BEDA day 4: the state of television

The unveiling of the third generation of the SKINS cast last Thursday got me thinking about the TV industry.

That show is one of the most original things to be commissioned in the last decade. It might not reflect real life for all college-age kids – at least I hope not – but it is at least realistic. Soaps, with their continuing sagas of people marrying each other, having affairs with each other, divorcing and killing each other, are now going to new heights of ridicule to attract audiences. CORONATION STREET has become a pantomime of nonsense and camp Northern accents. The problem is that after fifty years, what is there to do that’s completely original? New writers come along who, unsurprisingly, haven’t watched every single episode, and so they repeat things and make it stale.

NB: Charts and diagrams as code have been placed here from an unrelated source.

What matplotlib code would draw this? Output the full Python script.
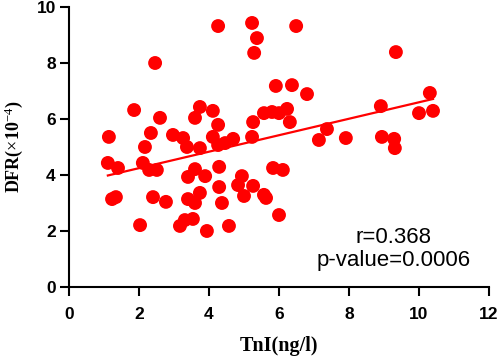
import numpy as np
import matplotlib
matplotlib.use("Agg")
import matplotlib.pyplot as plt

plt.rcParams["mathtext.fontset"] = "custom"
plt.rcParams["mathtext.rm"] = "Liberation Serif"
plt.rcParams["mathtext.bf"] = "Liberation Serif:bold"
plt.rcParams["mathtext.it"] = "Liberation Serif:italic"

tni = [4.26, 5.23, 5.37, 5.29, 6.49, 5.91, 6.37, 6.80, 2.46, 1.86,
       2.60, 1.14, 2.34, 2.17, 2.97, 3.26, 3.60, 3.74, 4.11, 4.26,
       5.26, 5.23, 5.57, 5.80, 6.00, 6.23, 6.31, 4.11, 3.37, 3.74,
       4.26, 4.46, 4.69, 7.37, 7.14, 7.91, 9.34, 8.91, 8.94, 9.29,
       9.31, 10.31, 10.00, 10.40, 1.11, 1.40, 2.11, 2.29, 2.51, 1.23,
       1.34, 2.40, 2.77, 2.03, 3.40, 3.60, 3.89, 4.29, 4.29, 3.40,
       3.74, 3.60, 4.37, 3.17, 3.31, 3.54, 3.94, 4.57, 4.94, 4.83,
       5.00, 5.26, 5.57, 5.63, 5.83, 6.11, 6.00]
dfr = [9.32, 9.43, 8.89, 8.36, 9.32, 7.18, 7.21, 6.89, 8.00, 6.32,
       6.04, 5.36, 5.50, 5.00, 5.43, 5.32, 6.04, 6.43, 6.29, 5.79,
       5.89, 5.36, 6.21, 6.25, 6.21, 6.36, 5.89, 5.36, 5.00, 4.96,
       5.07, 5.14, 5.29, 5.64, 5.25, 5.32, 8.39, 6.46, 5.36, 5.29,
       4.96, 6.93, 6.21, 6.29, 4.43, 4.25, 4.43, 4.18, 4.18, 3.14,
       3.21, 3.21, 3.04, 2.21, 3.93, 4.21, 3.96, 4.29, 3.57, 3.14,
       3.36, 3.00, 3.00, 2.18, 2.39, 2.43, 2.00, 2.18, 3.96, 3.64,
       3.25, 3.61, 3.29, 3.18, 4.25, 4.18, 2.57]

x_ticks = [0, 2, 4, 6, 8, 10, 12]
y_ticks = [0, 2, 4, 6, 8, 10]
stats_text = "r=0.368\np-value=0.0006"

fig = plt.figure(figsize=(5.0, 3.59), dpi=100)
ax = fig.add_axes([0.138, 0.2006, 0.84, 0.7799])

ax.scatter(tni, dfr, s=100, color="#ff0000", edgecolors="none", zorder=3)

slope, intercept = np.polyfit(tni, dfr, 1)
xs = np.array([min(tni), max(tni)])
ax.plot(xs, slope * xs + intercept, color="#ff0000", lw=1.6, zorder=2)

ax.set_xlim(0, 12)
ax.set_ylim(0, 10)
ax.set_xticks(x_ticks)
ax.set_yticks(y_ticks)
for s in ["top", "right"]:
    ax.spines[s].set_visible(False)
for s in ["left", "bottom"]:
    ax.spines[s].set_linewidth(1.5)
    ax.spines[s].set_color("black")
ax.tick_params(direction="out", length=6.5, width=1.5, colors="black")
ax.tick_params(axis="x", pad=8)
ax.tick_params(axis="y", pad=3)
for lab in ax.get_xticklabels() + ax.get_yticklabels():
    lab.set_fontfamily("Liberation Sans")
    lab.set_fontweight("bold")
    lab.set_fontsize(12.5)

ax.set_xlabel("TnI(ng/l)", fontfamily="Liberation Serif", fontweight="bold",
              fontsize=14.5, labelpad=10)
ax.set_ylabel(r"DFR($\times$10$^{-4}$)", fontfamily="Liberation Serif",
              fontweight="bold", fontsize=13, labelpad=8)

ax.text(0.773, 0.136, stats_text, transform=ax.transAxes, ha="center",
        va="center", fontsize=16, fontfamily="Liberation Sans",
        linespacing=1.1)

fig.savefig("out.png", dpi=100)
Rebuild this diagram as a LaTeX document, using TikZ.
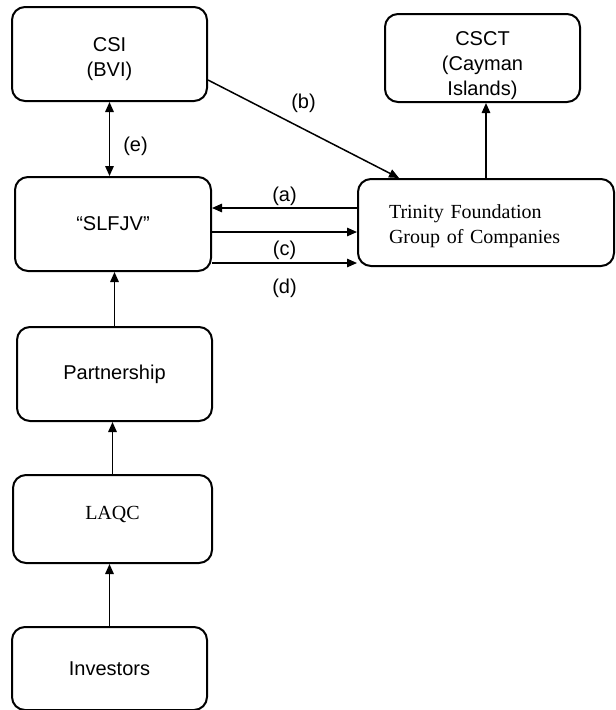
\documentclass[tikz,border=0pt]{standalone}
\usepackage{fontspec}
\setmainfont{Liberation Sans}
\newfontfamily\timesfont{Liberation Serif}
\usetikzlibrary{arrows.meta}
\tikzstyle{entity}=[draw,line width=2pt,rounded corners=13pt,minimum width=195pt,minimum height=94pt,align=center,inner sep=0pt,font=\fontsize{20}{25}\selectfont]
\tikzstyle{serifentity}=[entity,font=\timesfont\fontsize{20}{25}\selectfont]
\tikzstyle{flow}=[-{Triangle[length=10pt,width=8.5pt]},line width=1.5pt]
\tikzstyle{bothflow}=[{Triangle[length=10pt,width=8.5pt]}-{Triangle[length=10pt,width=8.5pt]},line width=1.5pt]
\tikzstyle{flowlabel}=[inner sep=0pt,font=\fontsize{20}{24}\selectfont]
\newcommand{\dropline}[1]{\rule{0pt}{#1}}

\begin{document}
\begin{tikzpicture}[x=1pt,y=-1pt]
  \useasboundingbox (0,0) rectangle (616,710);
  % entities
  \node[entity] (csi) at (109.5,54) {\dropline{25pt}CSI\\(BVI)};
  \node[entity,minimum height=88pt] (csct) at (482.5,58) {\dropline{28.5pt}CSCT\\(Cayman\\Islands)};
  \node[entity,minimum width=196pt] (slfjv) at (113,224) {“SLFJV”};
  \node[serifentity,minimum width=256pt,minimum height=87pt,align=left,text width=194pt,inner xsep=31pt] (trinity) at (486,222.5) {\dropline{21.5pt}Trinity Foundation\\Group of Companies};
  \node[entity] (partnership) at (114.5,374) {Partnership};
  \node[serifentity,minimum width=199pt,minimum height=88pt,text depth=12pt] (laqc) at (112.5,519) {LAQC};
  \node[entity,minimum height=83pt] (investors) at (109.5,668.5) {Investors};
  % flows
  \draw[bothflow] (csi.south) -- (csi.south |- slfjv.north) node[flowlabel,pos=0.6,right=13pt] {(e)};
  \draw[flow] (csi.east |- 0,80) -- (trinity.north -| 399,0) node[flowlabel,midway,above=16pt] {(b)};
  \draw[flow] (trinity.north) -- (trinity.north |- csct.south);
  \draw[flow] (trinity.west |- 0,208) -- (slfjv.east |- 0,208) node[flowlabel,midway,above=2pt] {(a)}; %a
  \draw[flow] (slfjv.east |- 0,232) -- (trinity.west |- 0,232) node[flowlabel,midway,below=8pt] {(c)}; %c
  \draw[flow] (slfjv.east |- 0,263) -- (trinity.west |- 0,263) node[flowlabel,midway,below=15pt] {(d)}; %d
  \draw[flow] (partnership.north) -- (slfjv.south -| partnership.north);
  \draw[flow] (laqc.north) -- (partnership.south -| laqc.north);
  \draw[flow] (investors.north) -- (laqc.south -| investors.north);
\end{tikzpicture}
\end{document}
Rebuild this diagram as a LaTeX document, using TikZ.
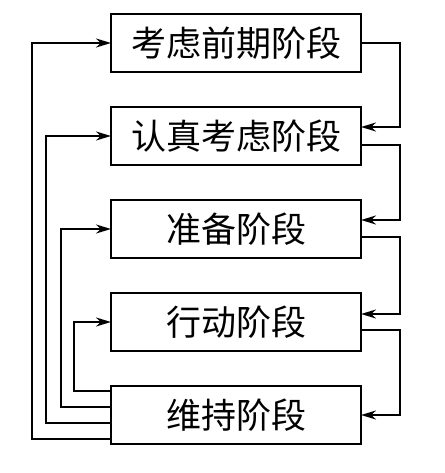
\documentclass[tikz,border=0pt]{standalone}
\usepackage{fontspec}
\newfontfamily\cjk{Noto Sans CJK SC}
\usepackage{tikz}
\usetikzlibrary{arrows.meta,positioning}

\begin{document}
\begin{tikzpicture}[
  x=1pt, y=-1pt,
  font=\cjk\fontsize{35}{38}\selectfont,
  stage/.style={draw=black, line width=2.8pt, minimum width=250pt,
    minimum height=58pt, inner sep=0pt, outer sep=0pt, align=center},
  flow/.style={-{Stealth[length=15pt, width=9pt]}, line width=2.2pt, draw=black}
]
\useasboundingbox (0,0) rectangle (444,473);

\node[stage] (precont) at (236,43) {考虑前期阶段};
\node[stage, below=35pt of precont] (contemp) {认真考虑阶段};
\node[stage, below=35pt of contemp] (prep) {准备阶段};
\node[stage, below=35pt of prep] (action) {行动阶段};
\node[stage, below=35pt of action] (maint) {维持阶段};

% forward steps, right side
\draw[flow] (precont.east) -- ++(39pt,0) |- ([yshift=9pt]contemp.east);
\draw[flow] ([yshift=-9pt]contemp.east) -- ++(39pt,0) |- ([yshift=9pt]prep.east);
\draw[flow] ([yshift=-8pt]prep.east) -- ++(39pt,0) |- ([yshift=8pt]action.east);
\draw[flow] ([yshift=-8pt]action.east) -- ++(39pt,0) |- (maint.east);

% relapse, left side
\draw[flow] ([yshift=24pt]maint.west) -- ++(-37pt,0) |- (action.west);
\draw[flow] ([yshift=8pt]maint.west) -- ++(-50pt,0) |- (prep.west);
\draw[flow] ([yshift=-8pt]maint.west) -- ++(-65pt,0) |- (contemp.west);
\draw[flow] ([yshift=-24pt]maint.west) -- ++(-79pt,0) |- (precont.west);
\end{tikzpicture}
\end{document}
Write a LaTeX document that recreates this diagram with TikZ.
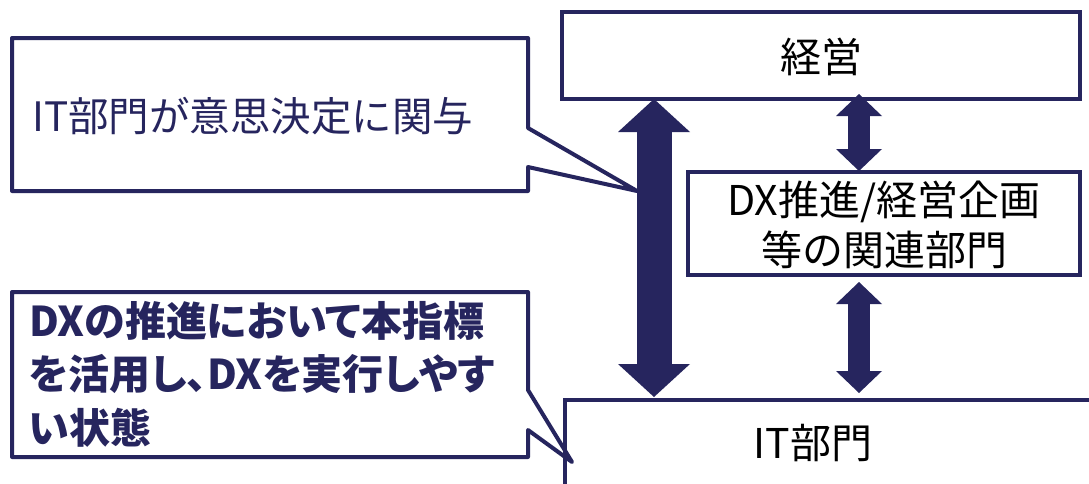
\documentclass[tikz,border=0pt]{standalone}
\usepackage{fontspec}
\setmainfont{Noto Sans CJK JP}
\newfontfamily\cjkp{Noto Sans CJK JP}[RawFeature=+palt]
\usetikzlibrary{arrows.meta}
\definecolor{navy}{RGB}{38,37,94}
\tikzset{
  box/.style={draw=navy, line width=4pt, fill=white, inner sep=0pt},
  lbl/.style={text=black, font=\fontsize{41}{50}\selectfont, align=center, inner sep=0pt},
  ctext/.style={text=navy, inner sep=0pt, anchor=west, align=left},
  callout/.style={draw=navy, line width=4pt, line join=round},
  bigarr/.style={draw=navy, line width=35pt, {Triangle[width=72pt,length=33pt,line width=0pt]}-{Triangle[width=72pt,length=33pt,line width=0pt]}},
  smallarr/.style={draw=navy, line width=22pt, {Triangle[width=46pt,length=22pt,line width=0pt]}-{Triangle[width=46pt,length=22pt,line width=0pt]}}
}
\begin{document}
\begin{tikzpicture}[x=1pt,y=-1pt]
\useasboundingbox (0,0) rectangle (1089,483);
\fill[white] (0,0) rectangle (1089,483);
\clip (0,0) rectangle (1089,483);
% boxes
\node[box, minimum width=518pt, minimum height=87pt] (keiei) at (821,55.5) {};
\node[lbl] (keieit) at (821,57) {経営};
\node[box, minimum width=392pt, minimum height=103pt] (dx) at (884,223.5) {};
\node[lbl] (dxt) at (884,225) {DX推進/経営企画\\等の関連部門};
\node[box, minimum width=560pt, minimum height=86pt, anchor=north west] (itbox) at (563,398) {};
\node[lbl] (it) at (813,443) {IT部門};
% arrows
\coordinate (bx) at (654,0);
\coordinate (sx) at (859,0);
\draw[bigarr, shorten <=-2pt, shorten >=1pt] (keiei.south -| bx) -- (itbox.north -| bx);
\draw[smallarr, shorten <=-7pt, shorten >=-1pt] (keiei.south -| sx) -- (dx.north -| sx);
\draw[smallarr, shorten <=5pt, shorten >=5pt] (dx.south -| sx) -- (itbox.north -| sx);
% callouts
\coordinate (tip1) at (637,191);
\coordinate (tip2) at (572,462);
\draw[callout] (12,38) -- (528,38) -- (528,128) -- (tip1) -- (528,167) -- (528,191) -- (12,191) -- cycle;
\node[ctext, font=\fontsize{40.5}{50}\selectfont] (c1) at (32,116) {IT部門が意思決定に関与};
\draw[callout] (12,292) -- (528,292) -- (528,390) -- (tip2) -- (528,430) -- (528,457) -- (12,457) -- cycle;
\node[ctext, font=\cjkp\bfseries\fontsize{41}{53.5}\selectfont, anchor=north west] (c2) at (29,301) {DXの推進において本指標\\を活用し、DXを実行しやす\\い状態};
\end{tikzpicture}
\end{document}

Back to the teenagers of Bristol – it might be over-dramatic but it feels real, and is proof there is writing talent in the UK, especially young writing talent. When you compare it with, say, COMING OF AGE, (BBC Three’s “comedy” presumably aimed at teens) the former destroys anything good the Beeb’s offering might have going for it. The dialogue is littered with bad cultural references, sexual innuendo and poor-taste jokes. The acting is so over the top to the point of absurdity. The characters are inhabiting the same world that the cardboard cut-out characters in programmes like THE LIFE OF RILEY and MY FAMILY have been living in for years – where children come out with witty one-liners and where episodes change the game before everything reverts to normal for the next time. Scripted television programmes are not real but they should have a semblance of reality for people to relate to them, watch them and enjoy them. Think of the awkwardness of watching David Brent in THE OFFICE – good awkwardness, we’ve-all-been-there awkwardness. This sort of tripe is bad awkwardness – nobody watching has ever experienced any such situation.

Tonight is the final episode of SHERLOCK, the three-part updated adaptations of Arthur Conan Doyle’s novels and written by Steven Moffat and Mark Gatiss. This has been perfect TV viewing for the last two Sundays and it is this quality of writing, production and acting which has to be encouraged and recommissioned – not more series of COMING OF AGE (a third series is due for 2011).